The percentage of absorption of silicon was 92.5%.

Example 3. The method is carried out identically to example 1. In the electrolytic cell with cathodic aluminum weighing 6000 kg, 1500 kg of microsilica were introduced by the proposed method. Input takes place at a temperature of 940 ° C and a voltage of 4.30 V. After dissolving the silicon raw materials during the electrolytic process, an aluminum-silicon alloy with a Si content of 10.06 wt. %

The percentage of absorption of silicon was 93.6%.

Example 4. The method is carried out identically to example 1. In the electrolytic cell with cathode aluminum weighing 6000 kg, 1500 kg of microsilica were introduced by the proposed method. The input takes place at a temperature of 950 ° C and a voltage of 4.30 V. After dissolving the silicon raw materials during the electrolytic process, an aluminum-silicon alloy with a Si content of 9.9 wt. %

The percentage of absorption of silicon was 92.4%.

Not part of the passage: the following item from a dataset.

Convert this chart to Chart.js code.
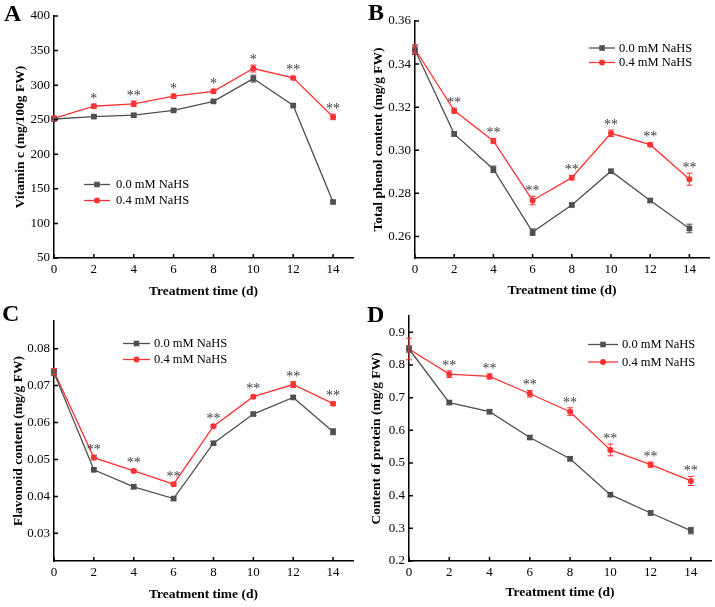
<!DOCTYPE html>
<html><head><meta charset="utf-8">
<script src="https://cdn.jsdelivr.net/npm/chart.js@4.4.1/dist/chart.umd.min.js"></script>
<style>
html,body{margin:0;padding:0;background:#fff;}
#wrap{position:relative;width:715px;height:607px;background:#fff;}
canvas{position:absolute;}
</style></head><body>
<div id="wrap">
<canvas id="cA" width="357" height="300" style="left:0px;top:0px"></canvas>
<canvas id="cB" width="358" height="300" style="left:357px;top:0px"></canvas>
<canvas id="cC" width="357" height="307" style="left:0px;top:300px"></canvas>
<canvas id="cD" width="358" height="307" style="left:357px;top:300px"></canvas>
</div>
<script>
// ---------- DATA ----------
const days = [0, 2, 4, 6, 8, 10, 12, 14];
const xTickLabels = ['0', '2', '4', '6', '8', '10', '12', '14'];
const seriesNames = ['0.0 mM NaHS', '0.4 mM NaHS'];

// A: Vitamin c
const vitControl = [251, 254.5, 256.5, 263.5, 276.5, 309.5, 270.5, 131];
const vitTreated = [252, 269.5, 273, 284, 291, 324, 310.5, 254];
const vitControlErr = [2, 2, 2, 2, 2, 5, 2, 2];
const vitTreatedErr = [3, 3, 4, 3, 3, 5, 2, 4];
const vitStars = ['', '*', '**', '*', '*', '*', '**', '**'];
const vitTicks = ['50', '100', '150', '200', '250', '300', '350', '400'];

// B: Total phenol
const phenolControl = [0.3465, 0.3076, 0.2912, 0.2620, 0.2746, 0.2903, 0.2767, 0.2637];
const phenolTreated = [0.3470, 0.3184, 0.3043, 0.2767, 0.2873, 0.3079, 0.3026, 0.2866];
const phenolControlErr = [0.002, 0.001, 0.0015, 0.0015, 0.0008, 0.0008, 0.0008, 0.002];
const phenolTreatedErr = [0.002, 0.0012, 0.0012, 0.002, 0.001, 0.0015, 0.0008, 0.0028];
const phenolStars = ['', '**', '**', '**', '**', '**', '**', '**'];
const phenolTicks = ['0.26', '0.28', '0.30', '0.32', '0.34', '0.36'];

// C: Flavonoid
const flavControl = [0.0735, 0.0472, 0.0426, 0.0394, 0.0544, 0.0623, 0.0668, 0.0575];
const flavTreated = [0.0738, 0.0505, 0.0469, 0.0433, 0.0590, 0.0670, 0.0703, 0.0651];
const flavControlErr = [0.0008, 0.0004, 0.0005, 0.0004, 0.0004, 0.0004, 0.0004, 0.0008];
const flavTreatedErr = [0.0008, 0.0006, 0.0004, 0.0004, 0.0004, 0.0004, 0.0008, 0.0004];
const flavStars = ['', '**', '**', '**', '**', '**', '**', '**'];
const flavTicks = ['0.03', '0.04', '0.05', '0.06', '0.07', '0.08'];

// D: Protein
const protControl = [0.849, 0.685, 0.657, 0.578, 0.513, 0.403, 0.347, 0.293];
const protTreated = [0.849, 0.772, 0.765, 0.712, 0.657, 0.540, 0.495, 0.445];
const protControlErr = [0.01, 0.006, 0.006, 0.006, 0.006, 0.006, 0.006, 0.01];
const protTreatedErr = [0.033, 0.01, 0.008, 0.01, 0.012, 0.018, 0.008, 0.014];
const protStars = ['', '**', '**', '**', '**', '**', '**', '**'];
const protTicks = ['0.2', '0.3', '0.4', '0.5', '0.6', '0.7', '0.8', '0.9'];

// ---------- STYLE ----------
const GRAY = '#505050';
const RED = '#ff3333';
const FONT = "'Liberation Serif', 'Times New Roman', Times, serif";

Chart.defaults.font.family = FONT;
Chart.defaults.color = '#000';

const panels = [
  { id: 'cA', letter: 'A', letterPos: [4, 21], yTitle: 'Vitamin c (mg/100g FW)',
    control: vitControl, treated: vitTreated, errC: vitControlErr, errT: vitTreatedErr, stars: vitStars,
    ticks: vitTicks, yMin: 50, yMax: 400,
    pad: { top: 16, right: 2 }, yW: 54, xH: 42, yTitlePad: 12, xTitlePad: 0,
    legend: { x1: 84, x2: 110, tx: 116, rows: [184.5, 200.5] } },
  { id: 'cB', letter: 'B', letterPos: [11, 20], yTitle: 'Total phenol content (mg/g FW)',
    control: phenolControl, treated: phenolTreated, errC: phenolControlErr, errT: phenolTreatedErr, stars: phenolStars,
    ticks: phenolTicks, yMin: 0.25, yMax: 0.36,
    pad: { top: 21, right: 6 }, yW: 58, xH: 42, yTitlePad: 13, xTitlePad: 1.5,
    legend: { x1: 232, x2: 258, tx: 262, rows: [48, 62.5] } },
  { id: 'cC', letter: 'C', letterPos: [2, 21], yTitle: 'Flavonoid content (mg/g FW)',
    control: flavControl, treated: flavTreated, errC: flavControlErr, errT: flavTreatedErr, stars: flavStars,
    ticks: flavTicks, yMin: 0.0225, yMax: 0.0875,
    pad: { top: 21, right: 4 }, yW: 54, xH: 46, yTitlePad: 10, xTitlePad: 4,
    legend: { x1: 123, x2: 150, tx: 154, rows: [43.5, 59.5] } },
  { id: 'cD', letter: 'D', letterPos: [10, 22], yTitle: 'Content of protein (mg/g FW)',
    control: protControl, treated: protTreated, errC: protControlErr, errT: protTreatedErr, stars: protStars,
    ticks: protTicks, yMin: 0.2, yMax: 0.95,
    pad: { top: 16, right: 3 }, yW: 52, xH: 46, yTitlePad: 11, xTitlePad: 6,
    legend: { x1: 231, x2: 261, tx: 265, rows: [44.5, 62] } }
];

const deco = {
  id: 'deco',
  afterDatasetsDraw(chart, args, o) {
    const ctx = chart.ctx;
    const xs = chart.scales.x, ys = chart.scales.y;
    ctx.save();
    // error bars
    const errs = [o.errC, o.errT];
    chart.data.datasets.forEach((ds, di) => {
      ctx.strokeStyle = ds.borderColor;
      ctx.lineWidth = 1;
      ds.data.forEach((pt, i) => {
        const e = errs[di][i];
        const px = xs.getPixelForValue(pt.x);
        const t = ys.getPixelForValue(pt.y + e);
        const b = ys.getPixelForValue(pt.y - e);
        ctx.beginPath();
        ctx.moveTo(px, t); ctx.lineTo(px, b);
        ctx.moveTo(px - 3, t); ctx.lineTo(px + 3, t);
        ctx.moveTo(px - 3, b); ctx.lineTo(px + 3, b);
        ctx.stroke();
      });
    });
    // significance stars
    ctx.fillStyle = '#3a3a3a';
    ctx.font = '14px ' + FONT;
    ctx.textAlign = 'center';
    ctx.textBaseline = 'alphabetic';
    const tr = chart.data.datasets[1].data;
    o.stars.forEach((s, i) => {
      if (!s) return;
      const px = xs.getPixelForValue(tr[i].x);
      const py = ys.getPixelForValue(tr[i].y);
      const et = ys.getPixelForValue(tr[i].y + o.errT[i]);
      ctx.fillText(s, px, Math.min(py - 3.5, et - 1));
    });
    ctx.restore();
  },
  afterDraw(chart, args, o) {
    const ctx = chart.ctx;
    const xs = chart.scales.x, ys = chart.scales.y;
    const ca = chart.chartArea;
    ctx.save();
    // inward ticks
    ctx.strokeStyle = '#000';
    ctx.lineWidth = 1.5;
    ctx.beginPath();
    ys.ticks.forEach(t => {
      const py = ys.getPixelForValue(t.value);
      ctx.moveTo(ca.left, py); ctx.lineTo(ca.left + 4, py);
    });
    xs.ticks.forEach(t => {
      const px = xs.getPixelForValue(t.value);
      ctx.moveTo(px, ca.bottom); ctx.lineTo(px, ca.bottom - 4);
    });
    ctx.stroke();
    // legend
    const L = o.legend;
    chart.data.datasets.forEach((ds, di) => {
      const y = L.rows[di];
      ctx.strokeStyle = ds.borderColor;
      ctx.lineWidth = 1.3;
      ctx.beginPath(); ctx.moveTo(L.x1, y); ctx.lineTo(L.x2, y); ctx.stroke();
      const mx = (L.x1 + L.x2) / 2;
      ctx.fillStyle = ds.borderColor;
      if (ds.pointStyle === 'rect') {
        ctx.fillRect(mx - 2.8, y - 2.8, 5.6, 5.6);
      } else {
        ctx.beginPath(); ctx.arc(mx, y, 3, 0, Math.PI * 2); ctx.fill();
      }
      ctx.fillStyle = '#000';
      ctx.font = '12.5px ' + FONT;
      ctx.textAlign = 'left';
      ctx.textBaseline = 'middle';
      ctx.fillText(ds.label, L.tx, y + 0.5);
    });
    // panel letter
    ctx.fillStyle = '#000';
    ctx.font = 'bold 24px ' + FONT;
    ctx.textAlign = 'left';
    ctx.textBaseline = 'alphabetic';
    ctx.fillText(o.letter, o.letterPos[0], o.letterPos[1]);
    ctx.restore();
  }
};
Chart.register(deco);

panels.forEach(p => {
  const tickVals = p.ticks.map(Number);
  new Chart(document.getElementById(p.id), {
    type: 'line',
    data: {
      datasets: [
        { label: seriesNames[0], data: days.map((d, i) => ({ x: d, y: p.control[i] })),
          borderColor: GRAY, backgroundColor: GRAY, pointBackgroundColor: GRAY, pointBorderColor: GRAY,
          borderWidth: 1.3, pointStyle: 'rect', pointRadius: 4, pointBorderWidth: 0, tension: 0, clip: false },
        { label: seriesNames[1], data: days.map((d, i) => ({ x: d, y: p.treated[i] })),
          borderColor: RED, backgroundColor: RED, pointBackgroundColor: RED, pointBorderColor: RED,
          borderWidth: 1.3, pointStyle: 'circle', pointRadius: 3, pointBorderWidth: 0, tension: 0, clip: false }
      ]
    },
    options: {
      responsive: false,
      animation: false,
      devicePixelRatio: 1,
      layout: { padding: { top: p.pad.top, right: p.pad.right, left: 0, bottom: 0 } },
      plugins: {
        legend: { display: false },
        tooltip: { enabled: false },
        deco: { errC: p.errC, errT: p.errT, stars: p.stars, legend: p.legend, letter: p.letter, letterPos: p.letterPos }
      },
      scales: {
        x: {
          type: 'linear', min: 0, max: 15,
          afterBuildTicks: s => { s.ticks = days.map(v => ({ value: v })); },
          afterFit: s => { s.height = p.xH; },
          grid: { display: false, drawTicks: false },
          border: { display: true, color: '#000', width: 1.5 },
          ticks: { autoSkip: false, maxRotation: 0, padding: 4, color: '#000',
                   font: { size: 13 }, callback: (v, i) => xTickLabels[i] },
          title: { display: true, text: 'Treatment time (d)', color: '#000',
                   font: { size: 13.5, weight: 'bold' }, padding: { top: 0, bottom: p.xTitlePad } }
        },
        y: {
          type: 'linear', min: p.yMin, max: p.yMax,
          afterBuildTicks: s => { s.ticks = tickVals.map(v => ({ value: v })); },
          afterFit: s => { s.width = p.yW; },
          grid: { display: false, drawTicks: false },
          border: { display: true, color: '#000', width: 1.5 },
          ticks: { autoSkip: false, padding: 4, color: '#000',
                   font: { size: 13 }, callback: (v, i) => p.ticks[i] },
          title: { display: true, text: p.yTitle, color: '#000',
                   font: { size: 13.5, weight: 'bold' }, padding: { top: p.yTitlePad, bottom: 0 } }
        }
      }
    }
  });
});
</script>
</body></html>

Example 5. The method is carried out identically to example 1. In the electrolyzer brand S8BM in the presence of 6500 kg of cathode aluminum, 780 kg of microsilica were introduced by the proposed method. The input took place at a temperature of 880 ° C and a voltage of 4.1 V. After dissolving the silicon raw materials during the electrolytic process, an aluminum-silicon alloy with a Si content of 4.1 wt. %

The percentage of absorption of silicon was 73.4%.

Example 6. The method is carried out identically to example 1. In the electrolytic cell with cathodic aluminum weighing 6000 kg, 1500 kg of microsilica were introduced by the proposed method. Input takes place at a temperature of 1030 ° C and a voltage of 4.4 V. After dissolving the silicon raw materials during the electrolytic process, an aluminum-silicon alloy with a Si content of 8.0 wt. %

The percent absorption of silicon was 70.1%.

The advantages of the method are the production of aluminum-silicon alloys directly in the cell, the reduction of energy consumption in the production of alloys in foundries, the efficient use of silicon waste, the absence of dusting during loading, and the ability to control the charge of charge materials depending on the specified silicon content in the alloy. The use of direct input microsilica technology provides an increased service life by reducing the number of cracks and pores in the cathode lining during the reaction of microsilicon with carbon on the bottom of the electrolysis bath.

Claims (1)

A method of producing aluminum-silicon alloys, including loading the charge mixture into the electrolyzer and electrolysis in the molten electrolyte, characterized in that microsilica is used as the charge mixture, which is loaded into aluminum containers in an amount corresponding to the silicon content in the aluminum alloy from 2 to 10 wt. %, the containers are preheated to a temperature of 300 to 400 ° C, and then introduced into the electrolyzer under the electrolyte layer, while the electrolysis is carried out with continuous melt circulation in the electrolyte at temperature from 940 to 950 ° C and voltage across the cell from 4.25 to 4.30 V.